Beyond National Experiences
The Community Media Forum was rounded off by thematic contributions to "Networking and Globalising Community Media". See http://www.virtualactivism.org/news/03news/wsisdocs/one/commedia4.htm for a detailed report on this session.
One outstanding example came from the USA where local community radio groups were able to establish a national network with a common programme broadcast via satellite, which was due to its popularity also converted into a TV programme. A further example mentioned was the U.S. American national satellite network Deep Dish TV which links producers, independent video makers etc. Deep Dish TV assembles material from producers around the world and transmits it to community television stations and home dish owners nationwide.
Nevertheless, community networking initiatives are at their very beginning in other regions of the world. Bharat Koirala (AMARC) presented the example of Nepal, where 26 private radio stations have opened in the capital city of Kathmandu since 1997 of which six are community radios. Compared to the overall situation in South Asia the community media scene in Nepal could therefore serve as an impetus for other states in this area.

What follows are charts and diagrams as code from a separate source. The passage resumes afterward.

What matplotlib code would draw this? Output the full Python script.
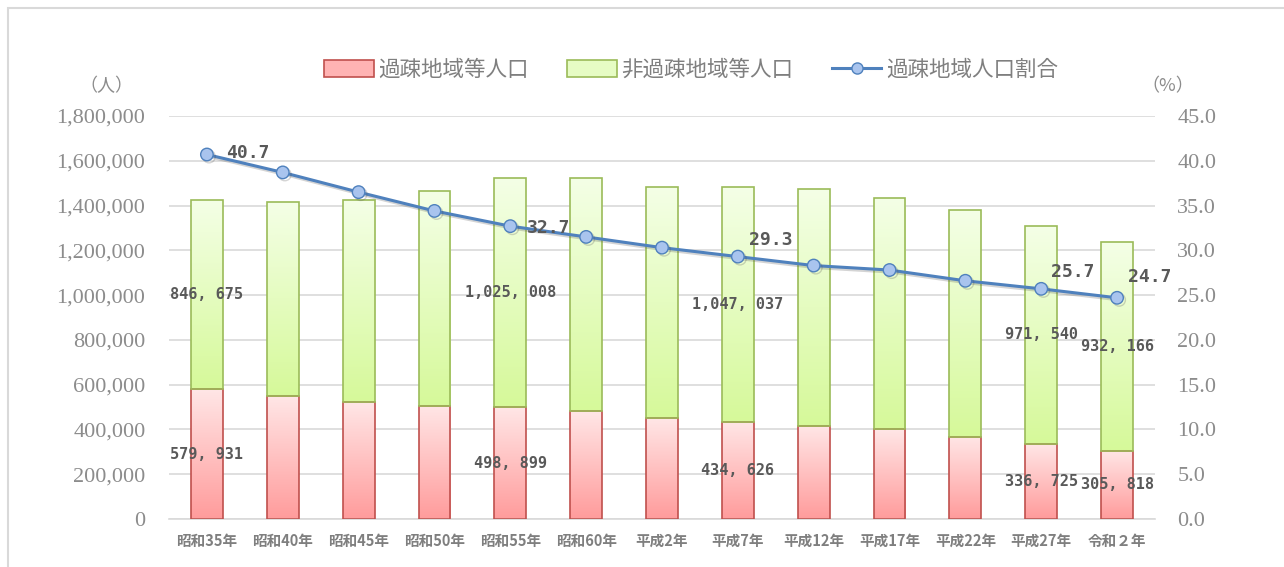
import matplotlib
matplotlib.use("Agg")
import matplotlib.pyplot as plt
import numpy as np
from matplotlib.patches import Rectangle
from matplotlib.lines import Line2D
import matplotlib.patheffects as pe

plt.rcParams['font.family'] = ['Noto Sans CJK JP', 'DejaVu Sans']

categories = ['昭和35年', '昭和40年', '昭和45年', '昭和50年', '昭和55年', '昭和60年',
              '平成2年', '平成7年', '平成12年', '平成17年', '平成22年', '平成27年', '令和２年']
kaso_pop = [579931, 548000, 521000, 505000, 498899, 481000, 449000, 434626,
            416000, 400000, 367000, 336725, 305818]
hikaso_pop = [846675, 868000, 904000, 961000, 1025008, 1042000, 1035000, 1047037,
              1059000, 1035000, 1011000, 971540, 932166]
kaso_ratio = [40.7, 38.7, 36.5, 34.4, 32.7, 31.5, 30.3, 29.3, 28.3, 27.8, 26.6, 25.7, 24.7]

# labels shown only for some bars
label_idx = [0, 4, 7, 11, 12]
kaso_labels = {0: '579, 931', 4: '498, 899', 7: '434, 626', 11: '336, 725', 12: '305, 818'}
hikaso_labels = {0: '846, 675', 4: '1,025, 008', 7: '1,047, 037', 11: '971, 540', 12: '932, 166'}
ratio_labels = {0: '40.7', 4: '32.7', 7: '29.3', 11: '25.7', 12: '24.7'}
ratio_offsets = {0: (14, 1), 4: (12, -1), 7: (8, 12), 11: (7, 12), 12: (8, 15)}

left_ticks = np.arange(0, 1800001, 200000)
right_ticks = np.arange(0, 45.1, 5)

fig = plt.figure(figsize=(12.84, 5.67), dpi=100)
# outer border
fig.patches.append(Rectangle((8/1284, -0.01), 1.1, 1 - 8/567 + 0.01, transform=fig.transFigure,
                             fill=False, edgecolor='#d9d9d9', linewidth=1.5))

ax = fig.add_axes([169/1284, 1 - 519/567, (1155 - 169)/1284, (519 - 116)/567])
ax2 = ax.twinx()

x = np.arange(len(categories))
w = 0.42
tick_color = '#8c8c8c'
lab_color = '#595959'

def grad_img(c_top, c_bot, n=64):
    t = np.linspace(0, 1, n)[:, None]
    ct = np.array(matplotlib.colors.to_rgb(c_top))
    cb = np.array(matplotlib.colors.to_rgb(c_bot))
    return (ct * (1 - t) + cb * t)[:, None, :].repeat(2, axis=1)

red_img = grad_img('#ffe6e6', '#ff9c9c')
green_img = grad_img('#f4ffe6', '#d6f99a')

bars_r = ax.bar(x, kaso_pop, w, color='none', edgecolor='#c0504d', linewidth=1.2, zorder=3)
bars_g = ax.bar(x, hikaso_pop, w, bottom=kaso_pop, color='none', edgecolor='#9bbb59',
                linewidth=1.2, zorder=3)
for bars, img in ((bars_r, red_img), (bars_g, green_img)):
    for b in bars:
        x0, y0 = b.get_x(), b.get_y()
        im = ax.imshow(img, extent=(x0, x0 + b.get_width(), y0, y0 + b.get_height()),
                       aspect='auto', origin='upper', zorder=2, interpolation='bilinear')
        im.set_clip_path(b)
ax.set_xlim(-0.5, len(categories) - 0.5)
ax.set_ylim(0, 1800000)
ax2.set_ylim(0, 45)

ax.set_yticks(left_ticks)
ax.set_yticklabels([f'{v:,}' for v in left_ticks], family='Liberation Serif', fontsize=16,
                   color=tick_color)
ax.yaxis.grid(True, color='#d9d9d9', linewidth=1.2, zorder=0)
ax.set_axisbelow(True)
ax.set_xticks(x)
ax.set_xticklabels(categories, fontsize=10.5, fontweight='bold', color='#7f7f7f')
ax.tick_params(axis='both', length=0)
ax.tick_params(axis='x', pad=10)
ax.tick_params(axis='y', pad=17)
for s in ['top', 'right', 'left']:
    ax.spines[s].set_visible(False)
ax.spines['bottom'].set_color('#d9d9d9')
ax.spines['bottom'].set_linewidth(1.2)

ax2.set_yticks(right_ticks)
ax2.set_yticklabels([f'{v:.1f}' for v in right_ticks], family='Liberation Serif', fontsize=16,
                    color=tick_color)
ax2.yaxis.set_tick_params(which='both', length=0, pad=16)
for s in ax2.spines.values():
    s.set_visible(False)

shadow = [pe.SimpleLineShadow(offset=(1.5, -1.5), alpha=0.25, shadow_color='#555555'), pe.Normal()]
ax2.plot(x, kaso_ratio, color='#4f81bd', linewidth=2.2, marker='o', markersize=9,
         markerfacecolor='#a9c4ee', markeredgecolor='#4f81bd', markeredgewidth=1.0,
         zorder=5, path_effects=shadow)

for i in label_idx:
    ax.text(x[i], kaso_pop[i] / 2, kaso_labels[i], ha='center', va='center', fontsize=11,
            fontweight='bold', color=lab_color, family='DejaVu Sans Mono', zorder=6)
    ax.text(x[i], kaso_pop[i] + hikaso_pop[i] / 2, hikaso_labels[i], ha='center', va='center',
            fontsize=11, fontweight='bold', color=lab_color, family='DejaVu Sans Mono', zorder=6)
    dx, dy = ratio_offsets[i]
    ax2.annotate(ratio_labels[i], (x[i], kaso_ratio[i]), xytext=(dx, dy), textcoords='offset points',
                 ha='left', va='center', fontsize=13, fontweight='bold', color=lab_color,
                 family='DejaVu Sans Mono', zorder=6)

fig.text(106/1284, 1 - 86/567, '（人）', ha='center', va='center', fontsize=13, color=tick_color)
fig.text(1168/1284, 1 - 86/567, '（%）', ha='center', va='center', fontsize=13, color=tick_color)

handles = [Rectangle((0, 0), 1, 1, facecolor='#ffb3b3', edgecolor='#c0504d', linewidth=1.2),
           Rectangle((0, 0), 1, 1, facecolor='#e6fcc4', edgecolor='#9bbb59', linewidth=1.2),
           Line2D([0], [0], color='#4f81bd', linewidth=2.2, marker='o', markersize=8,
                  markerfacecolor='#a9c4ee', markeredgecolor='#4f81bd')]
fig.legend(handles, ['過疎地域等人口', '非過疎地域等人口', '過疎地域人口割合'],
           loc='center', bbox_to_anchor=(691/1284, 1 - 70/567), ncol=3, frameon=False,
           fontsize=15.5, labelcolor='#7f7f7f', handlelength=2.3, handleheight=0.8,
           columnspacing=1.8, handletextpad=0.2)

fig.savefig('out.png', dpi=100)
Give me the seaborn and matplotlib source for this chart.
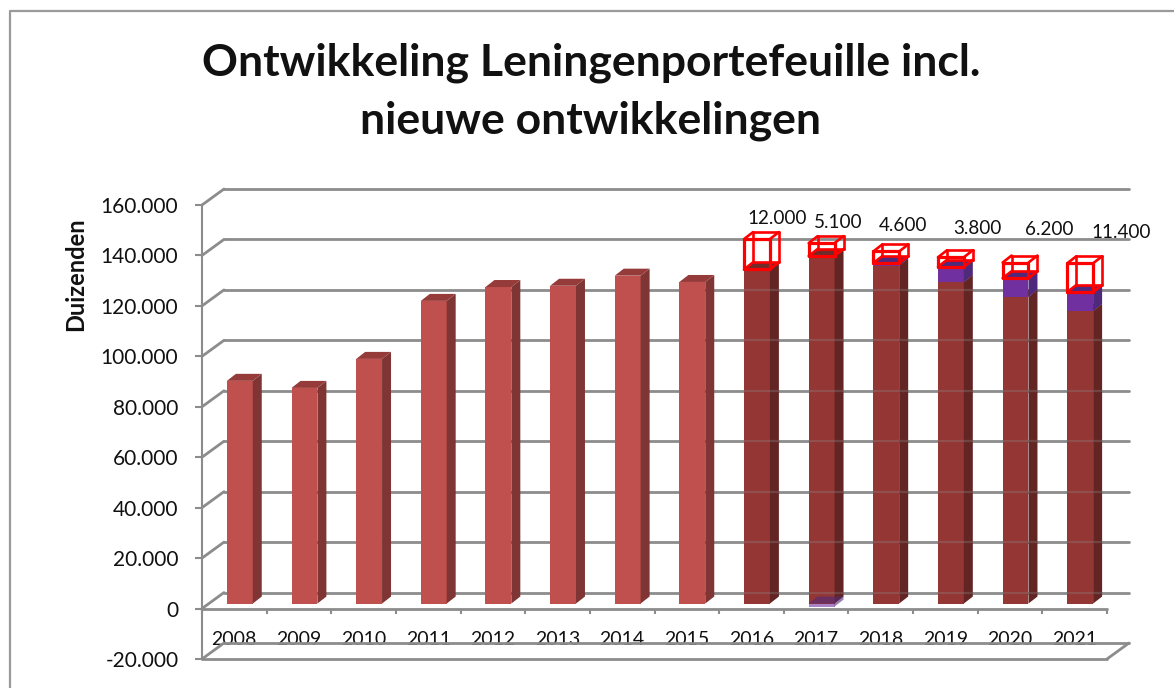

As the Community Media Forum filled a thematic gap at the WSIS it became one of the most visited civil society events of the last Summit day. The quite different experiences from all over the world offered a fascinating insight into the great diversity of community-driven media work. With regard to the Second Phase of the World Summit to be held in November 2005 in Tunis it was commonly agreed that community media need further lobbying by strengthening networking and training activities. National governments should be encouraged to establish balanced frequency planning in order to ensure its equitable share. In addition, creative combinations of community media and Internet - as the UNESCO - community multimedia telecentres in Mali and Senegal - should be promoted.